How TPF Works

I often get asked about my role in TPF and how TPF works, in the sense of "Who's in charge?" So, instead of pointing people to the legalese in the bylaws and committee charters, this is an explanation of TPF's structure in plain English. --Allison

The top level of TPF is the board of directors. It holds the ultimate authority in the organization, but in practice only exercises veto power. The board is self-electing, and usually draws its candidates from the pool of TPF volunteers.

The active members of the board are the president, who oversees the daily work of TPF, and the treasurer, who acts as a final sanity check on all expenses. These positions are elected by the board. Each president is free to choose their focus for activity: the first president concentrated on conferences and on incorporating TPF as a non-profit foundation; the current president concentrates on general Perl legal issues and on building TPF's relations with companies and other open source foundations.

The next level is the Steering Committee (SC), which handles the real work of TPF. The committee is chartered with the full power of the board, aside from a few financial restrictions (they need board approval to spend huge gobs of cash or put the foundation into debt). The SC is a self-electing group of volunteers. The positions on the SC are loosely defined around areas of work: Grants, Conferences, Awards, PR, Donor relations, and websites, Perl Mongers, CPAN, etc.

The Grants Committee (GC) reviews grant proposals, allocates grant funding, and oversees the grants as they're completed. This committee is self-electing and made up of active Perl developers (with a heavy concentration of pumpkings), because they have the best sense of what grants will help Perl.

The Conferences Committee oversees YAPC::NA and offers assistance to the other YAPC conferences and Perl workshops around the world. This committee is self-electing and largely made up of organizers from previous YAPC's.

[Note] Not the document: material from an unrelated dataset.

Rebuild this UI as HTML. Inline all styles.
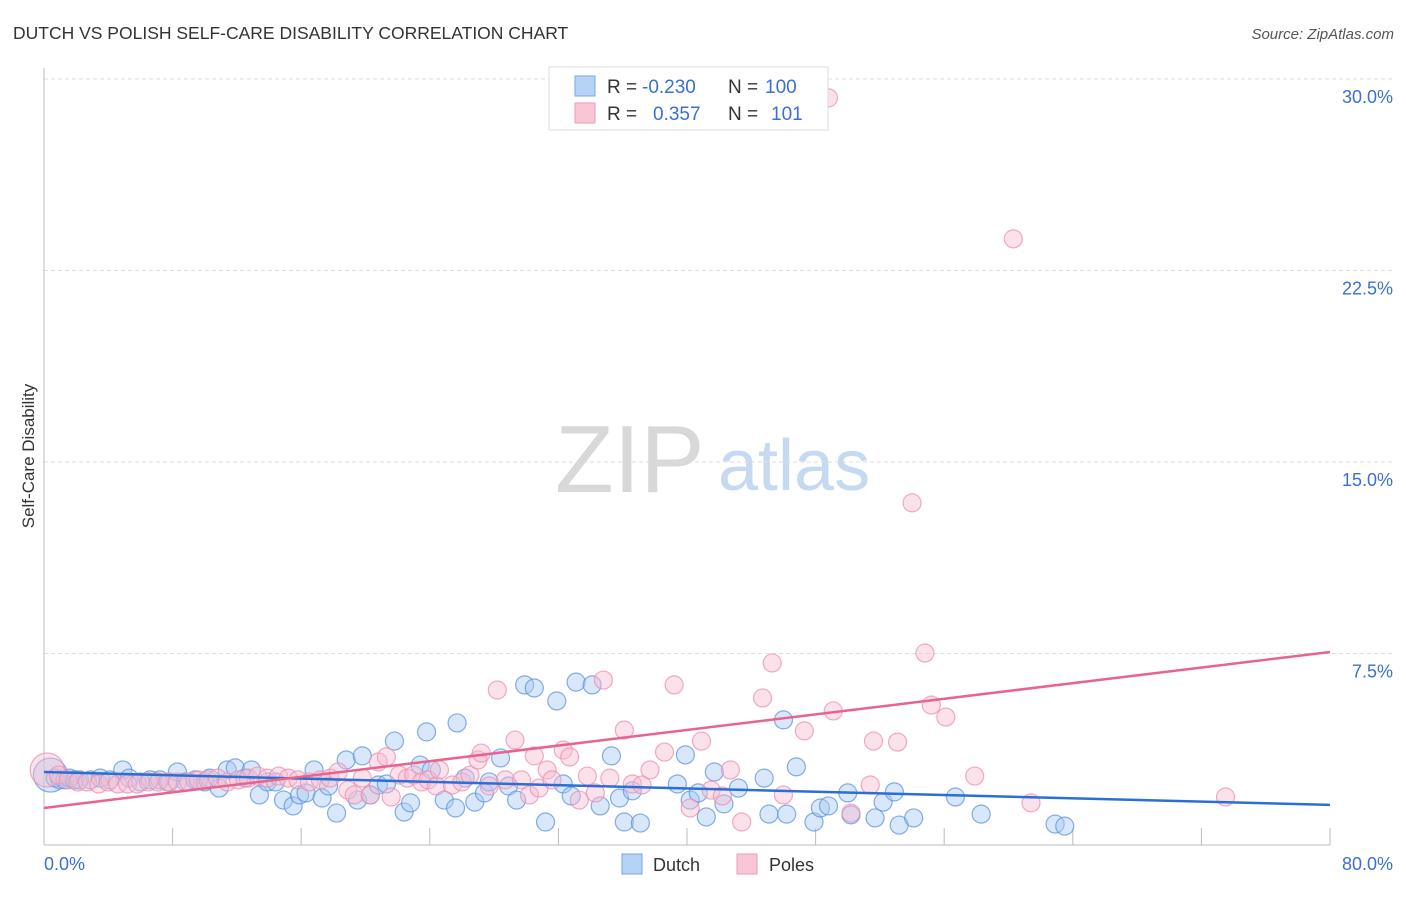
<!DOCTYPE html>
<html><head><meta charset="utf-8"><style>
body{margin:0;background:#fff;font-family:"Liberation Sans",sans-serif;}
svg text{font-family:"Liberation Sans",sans-serif;}
</style></head><body>
<svg id="chart" width="1406" height="892" viewBox="0 0 1406 892" xmlns="http://www.w3.org/2000/svg">
<text x="13" y="39" font-size="17.5" fill="#333">DUTCH VS POLISH SELF-CARE DISABILITY CORRELATION CHART</text>
<text x="1394" y="39" font-size="15" fill="#555" text-anchor="end" font-style="italic">Source: ZipAtlas.com</text>
<g>
<text x="555" y="492" font-size="96" font-family="Liberation Serif,serif" fill="#d8d8d8">ZIP</text>
<text x="718" y="490" font-size="72" fill="#c5d9f0">atlas</text>
</g>
<g id="grid"></g>
<g id="axes"></g>
<g id="pts"></g>
<g id="trends"></g>
<text transform="translate(34,456) rotate(-90)" font-size="17" fill="#333" text-anchor="middle">Self-Care Disability</text>
<text x="44" y="870" font-size="18" fill="#3b6fd4">0.0%</text>
<text x="1393" y="870" font-size="18" fill="#3b6fd4" text-anchor="end">80.0%</text>
<g>
<rect x="549" y="67" width="279" height="63" fill="#fff" stroke="#ddd"/>
<rect x="575" y="76" width="20" height="20" fill="#b6d2f5" stroke="#7aa6e6"/>
<rect x="575" y="103" width="20" height="20" fill="#f9c6d6" stroke="#ef9ab6"/>
<text x="607" y="93" font-size="19" fill="#333">R = </text>
<text x="642" y="93" font-size="19" fill="#3b6fd4">-0.230</text>
<text x="728" y="93" font-size="19" fill="#333">N = </text>
<text x="765" y="93" font-size="19" fill="#3b6fd4">100</text>
<text x="607" y="120" font-size="19" fill="#333">R = </text>
<text x="653" y="120" font-size="19" fill="#3b6fd4">0.357</text>
<text x="728" y="120" font-size="19" fill="#333">N = </text>
<text x="771" y="120" font-size="19" fill="#3b6fd4">101</text>
</g>
<g>
<rect x="622" y="854" width="20" height="20" fill="#b6d2f5" stroke="#7aa6e6"/>
<text x="653" y="871" font-size="18" fill="#333">Dutch</text>
<rect x="737" y="854" width="20" height="20" fill="#f9c6d6" stroke="#ef9ab6"/>
<text x="769" y="871" font-size="18" fill="#333">Poles</text>
</g>
</svg>
<script>
const yTicks=[7.5,15,22.5,30];
const yTickLabels=["7.5%","15.0%","22.5%","30.0%"];
const xTicks=[8,16,24,32,40,48,56,64,72,80];
const dutchX=[0.4,0.7,1.0,1.3,1.6,1.9,2.2,2.9,3.5,4.1,4.9,5.3,6.0,6.6,7.2,7.8,8.3,8.8,9.4,10.0,10.3,10.9,11.4,11.9,12.5,12.9,13.4,13.9,14.4,14.9,15.5,15.9,16.3,16.8,17.3,17.7,18.2,18.8,19.5,19.8,20.3,20.8,21.3,21.8,22.4,22.8,23.4,23.8,24.1,24.9,25.6,25.7,26.2,26.8,27.4,27.7,28.4,28.9,29.4,29.9,30.5,31.2,31.9,32.3,32.8,33.1,34.1,34.6,35.3,35.8,36.1,36.6,37.1,39.4,39.9,40.2,40.7,41.2,41.7,42.3,43.2,44.8,45.1,46.0,46.2,46.8,47.9,48.3,48.8,50.0,50.2,51.7,52.2,52.9,53.2,54.1,56.7,58.3,62.9,63.5];
const dutchY=[2.74,2.62,2.55,2.55,2.62,2.55,2.55,2.55,2.62,2.55,2.94,2.62,2.47,2.55,2.55,2.47,2.86,2.47,2.55,2.47,2.62,2.23,2.94,3.02,2.62,2.94,1.96,2.47,2.47,1.76,1.53,1.96,2.04,2.94,1.84,2.31,1.25,3.33,1.76,3.49,1.96,2.35,2.39,4.07,1.29,1.65,3.13,4.43,2.94,1.76,1.45,4.78,2.62,1.68,2.04,2.47,3.41,2.31,1.76,6.27,6.15,0.90,5.64,2.39,1.92,6.38,6.27,1.53,3.49,1.84,0.90,2.12,0.86,2.39,3.53,1.76,2.04,1.10,2.86,1.61,2.23,2.62,1.21,4.90,1.21,3.06,0.90,1.45,1.53,2.04,1.18,1.06,1.68,2.08,0.78,1.06,1.88,1.21,0.82,0.74];
const polesX=[0.2,0.9,1.5,2.1,2.7,3.4,4.0,4.6,5.2,5.8,6.5,7.1,7.7,8.3,9.0,9.6,10.2,10.8,11.4,12.1,12.7,13.3,13.9,14.6,15.2,15.8,16.5,17.2,17.8,18.3,18.9,19.3,19.8,20.3,20.8,21.3,21.6,22.1,22.6,23.0,23.5,23.9,24.4,24.6,25.4,26.0,26.5,27.0,27.2,27.7,28.2,28.7,29.3,29.7,30.2,30.5,30.8,31.3,31.6,32.3,32.7,33.3,33.8,34.3,34.8,35.2,36.1,36.6,37.2,37.7,38.6,39.2,40.2,40.9,41.5,42.2,42.7,43.4,44.7,45.3,46.0,47.3,48.8,49.1,50.2,51.4,51.6,53.1,54.0,54.8,55.2,56.1,57.9,60.3,61.4,73.5];
const polesY=[2.94,2.74,2.55,2.47,2.47,2.39,2.47,2.39,2.39,2.39,2.47,2.47,2.47,2.47,2.47,2.55,2.55,2.62,2.47,2.55,2.62,2.70,2.62,2.70,2.62,2.55,2.47,2.55,2.62,2.86,2.15,1.96,2.62,1.96,3.25,3.45,1.88,2.74,2.62,2.74,2.47,2.55,2.31,2.94,2.35,2.47,2.74,3.33,3.60,2.31,6.07,2.55,4.11,2.55,1.96,3.49,2.23,2.94,2.55,3.72,3.45,1.76,2.70,2.04,6.46,2.62,4.50,2.39,2.35,2.94,3.64,6.27,1.45,4.07,2.15,1.92,2.94,0.90,5.76,7.13,1.96,4.47,29.26,5.25,1.25,2.35,4.07,4.03,13.40,7.52,5.48,5.01,2.70,23.74,1.65,1.88];
const dutchTrend=[2.86,1.57];
const polesTrend=[1.45,7.56];
const X0=44,X1=1330,Y0=845,Y30=79;
const sx=v=>X0+(X1-X0)*v/80;
const sy=v=>Y0-(Y0-Y30)*v/30;
const NS="http://www.w3.org/2000/svg";
function mk(parent,tag,attrs){const e=document.createElementNS(NS,tag);for(const k in attrs)e.setAttribute(k,attrs[k]);document.getElementById(parent).appendChild(e);return e;}
yTicks.forEach((t,i)=>{
 const g=mk("grid","line",{x1:X0,x2:1393,y1:sy(t),y2:sy(t),stroke:"#ddd","stroke-dasharray":"4,3"});
 
 
 const l=mk("grid","text",{x:1393,y:sy(t)+24,"font-size":18,fill:"#3b6fd4","text-anchor":"end"});
 l.textContent=yTickLabels[i];
 
 
});
const ya=mk("axes","line",{x1:X0,x2:X0,y1:68,y2:Y0,stroke:"#bbb"});


const xa=mk("axes","line",{x1:X0,x2:X1,y1:Y0,y2:Y0,stroke:"#bbb"});


xTicks.forEach(t=>{
 const k=mk("axes","line",{x1:sx(t),x2:sx(t),y1:828,y2:Y0,stroke:"#bbb"});
 
 
});
function pts(xs,ys,fill,stroke,name){
 xs.forEach((x,i)=>{
  const r=i===0?17:9;
  const c=mk("pts","circle",{cx:sx(x),cy:sy(ys[i]),r:r,fill:fill,"fill-opacity":0.45,stroke:stroke,"stroke-opacity":0.75,"stroke-width":1.2});
  
  
 });
}
pts(dutchX,dutchY,"#a9c9f2","#5b93e0","dutch-point");
pts(polesX,polesY,"#f7bcd0","#ec8fb0","poles-point");
const tb=mk("trends","line",{x1:sx(0),y1:sy(dutchTrend[0]),x2:sx(80),y2:sy(dutchTrend[1]),stroke:"#2a6fd6","stroke-width":2.5});


const tp=mk("trends","line",{x1:sx(0),y1:sy(polesTrend[0]),x2:sx(80),y2:sy(polesTrend[1]),stroke:"#e8638f","stroke-width":2.5});


</script>
</body></html>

The majority of TPF's work is done by volunteers, and all it takes to become a volunteer is to do the job you're volunteering for and talk to the relevant committee. It's a meritocracy, so we're more concerned with what people do than with titles, but if you do the work you'll get the title. Every year each committee reviews the current positions, some people step down, others volunteer to take their places, and others trade places. 1-3 years is really about enough for anyone to stay in one volunteer position, otherwise people tend to burn out.

This structure may seem strange at first, but it mirrors the way Perl development has structured itself over the years. At the top, the community recognizes Larry as the ultimate authority on what Perl should be, but he rarely exercises that authority. The pumpkings are the next level; they make the day-to-day decisions on where Perl should go and make releases. Below that are the people with commit access to the repositories who filter and apply patches and changes. And beyond that are the general community contributors who submit patches and participate in the mailing lists. Anyone can move from contributor to commit access to pumpking. It's a self-selecting meritocracy: each pumpking selects their successor, and the group with commit access chooses who should get commit access. The people who do the work get invited to step up.